---------- DATA SEGMENT

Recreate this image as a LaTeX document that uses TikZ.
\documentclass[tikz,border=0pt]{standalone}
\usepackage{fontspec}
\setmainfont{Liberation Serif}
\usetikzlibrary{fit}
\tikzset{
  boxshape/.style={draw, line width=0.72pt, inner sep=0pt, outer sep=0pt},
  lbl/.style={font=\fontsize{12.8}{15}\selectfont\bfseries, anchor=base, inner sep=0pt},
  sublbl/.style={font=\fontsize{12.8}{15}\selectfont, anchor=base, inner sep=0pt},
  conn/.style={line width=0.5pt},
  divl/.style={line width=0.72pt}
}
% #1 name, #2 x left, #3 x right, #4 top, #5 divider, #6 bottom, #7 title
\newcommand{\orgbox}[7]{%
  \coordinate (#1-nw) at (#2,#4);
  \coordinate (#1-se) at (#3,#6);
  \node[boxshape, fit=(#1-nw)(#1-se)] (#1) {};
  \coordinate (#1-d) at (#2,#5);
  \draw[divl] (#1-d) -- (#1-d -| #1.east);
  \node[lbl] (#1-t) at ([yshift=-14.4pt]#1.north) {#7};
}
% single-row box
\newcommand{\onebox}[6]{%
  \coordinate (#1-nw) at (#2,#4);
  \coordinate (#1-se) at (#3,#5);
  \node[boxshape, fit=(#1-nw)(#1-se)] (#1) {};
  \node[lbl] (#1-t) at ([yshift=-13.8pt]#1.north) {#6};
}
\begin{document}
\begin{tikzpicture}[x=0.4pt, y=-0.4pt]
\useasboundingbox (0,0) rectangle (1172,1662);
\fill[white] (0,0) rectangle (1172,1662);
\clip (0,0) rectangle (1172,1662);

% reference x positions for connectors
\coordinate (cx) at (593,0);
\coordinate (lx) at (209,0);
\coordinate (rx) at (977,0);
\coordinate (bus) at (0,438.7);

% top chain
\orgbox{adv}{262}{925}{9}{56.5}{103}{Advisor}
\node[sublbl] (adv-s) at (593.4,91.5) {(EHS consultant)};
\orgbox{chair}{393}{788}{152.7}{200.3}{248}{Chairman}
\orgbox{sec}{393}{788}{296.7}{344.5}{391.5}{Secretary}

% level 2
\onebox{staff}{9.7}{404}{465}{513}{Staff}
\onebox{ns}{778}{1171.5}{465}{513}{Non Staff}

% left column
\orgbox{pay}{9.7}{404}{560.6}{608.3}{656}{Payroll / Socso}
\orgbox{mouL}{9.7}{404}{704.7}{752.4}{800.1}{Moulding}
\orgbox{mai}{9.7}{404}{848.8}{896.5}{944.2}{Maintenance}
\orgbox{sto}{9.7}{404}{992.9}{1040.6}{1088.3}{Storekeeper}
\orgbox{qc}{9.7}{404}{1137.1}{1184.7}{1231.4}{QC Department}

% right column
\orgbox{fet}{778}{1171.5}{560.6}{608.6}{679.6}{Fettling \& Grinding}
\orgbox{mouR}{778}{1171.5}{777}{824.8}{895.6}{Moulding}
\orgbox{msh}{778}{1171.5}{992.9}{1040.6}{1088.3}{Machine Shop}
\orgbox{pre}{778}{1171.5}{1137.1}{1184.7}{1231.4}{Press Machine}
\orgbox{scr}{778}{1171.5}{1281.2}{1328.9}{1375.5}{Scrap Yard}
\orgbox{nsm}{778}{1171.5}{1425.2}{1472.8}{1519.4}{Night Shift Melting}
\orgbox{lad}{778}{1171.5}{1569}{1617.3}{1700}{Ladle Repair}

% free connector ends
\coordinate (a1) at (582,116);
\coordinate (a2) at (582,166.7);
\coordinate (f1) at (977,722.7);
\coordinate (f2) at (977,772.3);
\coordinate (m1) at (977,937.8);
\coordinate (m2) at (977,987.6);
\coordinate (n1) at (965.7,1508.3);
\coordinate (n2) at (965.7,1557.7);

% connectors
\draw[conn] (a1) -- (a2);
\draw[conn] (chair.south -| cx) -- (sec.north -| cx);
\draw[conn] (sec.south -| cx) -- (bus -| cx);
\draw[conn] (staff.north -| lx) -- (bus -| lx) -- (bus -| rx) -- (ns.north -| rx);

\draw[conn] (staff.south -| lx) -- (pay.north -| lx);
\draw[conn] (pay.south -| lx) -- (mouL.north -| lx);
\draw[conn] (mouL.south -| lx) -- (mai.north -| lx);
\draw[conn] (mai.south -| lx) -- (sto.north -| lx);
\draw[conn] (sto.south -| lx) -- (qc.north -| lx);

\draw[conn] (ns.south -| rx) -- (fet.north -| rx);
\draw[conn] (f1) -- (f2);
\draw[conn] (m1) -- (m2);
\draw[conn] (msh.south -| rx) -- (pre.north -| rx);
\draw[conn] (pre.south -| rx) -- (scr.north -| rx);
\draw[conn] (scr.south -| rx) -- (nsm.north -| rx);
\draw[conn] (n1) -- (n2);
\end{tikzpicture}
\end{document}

--------------------

* TASK DIRECTIONS:
Restate the listing above word for word.

* SOLUTION:
Recreate this image as a LaTeX document that uses TikZ.
\documentclass[tikz,border=0pt]{standalone}
\usepackage{fontspec}
\setmainfont{Liberation Serif}
\usetikzlibrary{fit}
\tikzset{
  boxshape/.style={draw, line width=0.72pt, inner sep=0pt, outer sep=0pt},
  lbl/.style={font=\fontsize{12.8}{15}\selectfont\bfseries, anchor=base, inner sep=0pt},
  sublbl/.style={font=\fontsize{12.8}{15}\selectfont, anchor=base, inner sep=0pt},
  conn/.style={line width=0.5pt},
  divl/.style={line width=0.72pt}
}
% #1 name, #2 x left, #3 x right, #4 top, #5 divider, #6 bottom, #7 title
\newcommand{\orgbox}[7]{%
  \coordinate (#1-nw) at (#2,#4);
  \coordinate (#1-se) at (#3,#6);
  \node[boxshape, fit=(#1-nw)(#1-se)] (#1) {};
  \coordinate (#1-d) at (#2,#5);
  \draw[divl] (#1-d) -- (#1-d -| #1.east);
  \node[lbl] (#1-t) at ([yshift=-14.4pt]#1.north) {#7};
}
% single-row box
\newcommand{\onebox}[6]{%
  \coordinate (#1-nw) at (#2,#4);
  \coordinate (#1-se) at (#3,#5);
  \node[boxshape, fit=(#1-nw)(#1-se)] (#1) {};
  \node[lbl] (#1-t) at ([yshift=-13.8pt]#1.north) {#6};
}
\begin{document}
\begin{tikzpicture}[x=0.4pt, y=-0.4pt]
\useasboundingbox (0,0) rectangle (1172,1662);
\fill[white] (0,0) rectangle (1172,1662);
\clip (0,0) rectangle (1172,1662);

% reference x positions for connectors
\coordinate (cx) at (593,0);
\coordinate (lx) at (209,0);
\coordinate (rx) at (977,0);
\coordinate (bus) at (0,438.7);

% top chain
\orgbox{adv}{262}{925}{9}{56.5}{103}{Advisor}
\node[sublbl] (adv-s) at (593.4,91.5) {(EHS consultant)};
\orgbox{chair}{393}{788}{152.7}{200.3}{248}{Chairman}
\orgbox{sec}{393}{788}{296.7}{344.5}{391.5}{Secretary}

% level 2
\onebox{staff}{9.7}{404}{465}{513}{Staff}
\onebox{ns}{778}{1171.5}{465}{513}{Non Staff}

% left column
\orgbox{pay}{9.7}{404}{560.6}{608.3}{656}{Payroll / Socso}
\orgbox{mouL}{9.7}{404}{704.7}{752.4}{800.1}{Moulding}
\orgbox{mai}{9.7}{404}{848.8}{896.5}{944.2}{Maintenance}
\orgbox{sto}{9.7}{404}{992.9}{1040.6}{1088.3}{Storekeeper}
\orgbox{qc}{9.7}{404}{1137.1}{1184.7}{1231.4}{QC Department}

% right column
\orgbox{fet}{778}{1171.5}{560.6}{608.6}{679.6}{Fettling \& Grinding}
\orgbox{mouR}{778}{1171.5}{777}{824.8}{895.6}{Moulding}
\orgbox{msh}{778}{1171.5}{992.9}{1040.6}{1088.3}{Machine Shop}
\orgbox{pre}{778}{1171.5}{1137.1}{1184.7}{1231.4}{Press Machine}
\orgbox{scr}{778}{1171.5}{1281.2}{1328.9}{1375.5}{Scrap Yard}
\orgbox{nsm}{778}{1171.5}{1425.2}{1472.8}{1519.4}{Night Shift Melting}
\orgbox{lad}{778}{1171.5}{1569}{1617.3}{1700}{Ladle Repair}

% free connector ends
\coordinate (a1) at (582,116);
\coordinate (a2) at (582,166.7);
\coordinate (f1) at (977,722.7);
\coordinate (f2) at (977,772.3);
\coordinate (m1) at (977,937.8);
\coordinate (m2) at (977,987.6);
\coordinate (n1) at (965.7,1508.3);
\coordinate (n2) at (965.7,1557.7);

% connectors
\draw[conn] (a1) -- (a2);
\draw[conn] (chair.south -| cx) -- (sec.north -| cx);
\draw[conn] (sec.south -| cx) -- (bus -| cx);
\draw[conn] (staff.north -| lx) -- (bus -| lx) -- (bus -| rx) -- (ns.north -| rx);

\draw[conn] (staff.south -| lx) -- (pay.north -| lx);
\draw[conn] (pay.south -| lx) -- (mouL.north -| lx);
\draw[conn] (mouL.south -| lx) -- (mai.north -| lx);
\draw[conn] (mai.south -| lx) -- (sto.north -| lx);
\draw[conn] (sto.south -| lx) -- (qc.north -| lx);

\draw[conn] (ns.south -| rx) -- (fet.north -| rx);
\draw[conn] (f1) -- (f2);
\draw[conn] (m1) -- (m2);
\draw[conn] (msh.south -| rx) -- (pre.north -| rx);
\draw[conn] (pre.south -| rx) -- (scr.north -| rx);
\draw[conn] (scr.south -| rx) -- (nsm.north -| rx);
\draw[conn] (n1) -- (n2);
\end{tikzpicture}
\end{document}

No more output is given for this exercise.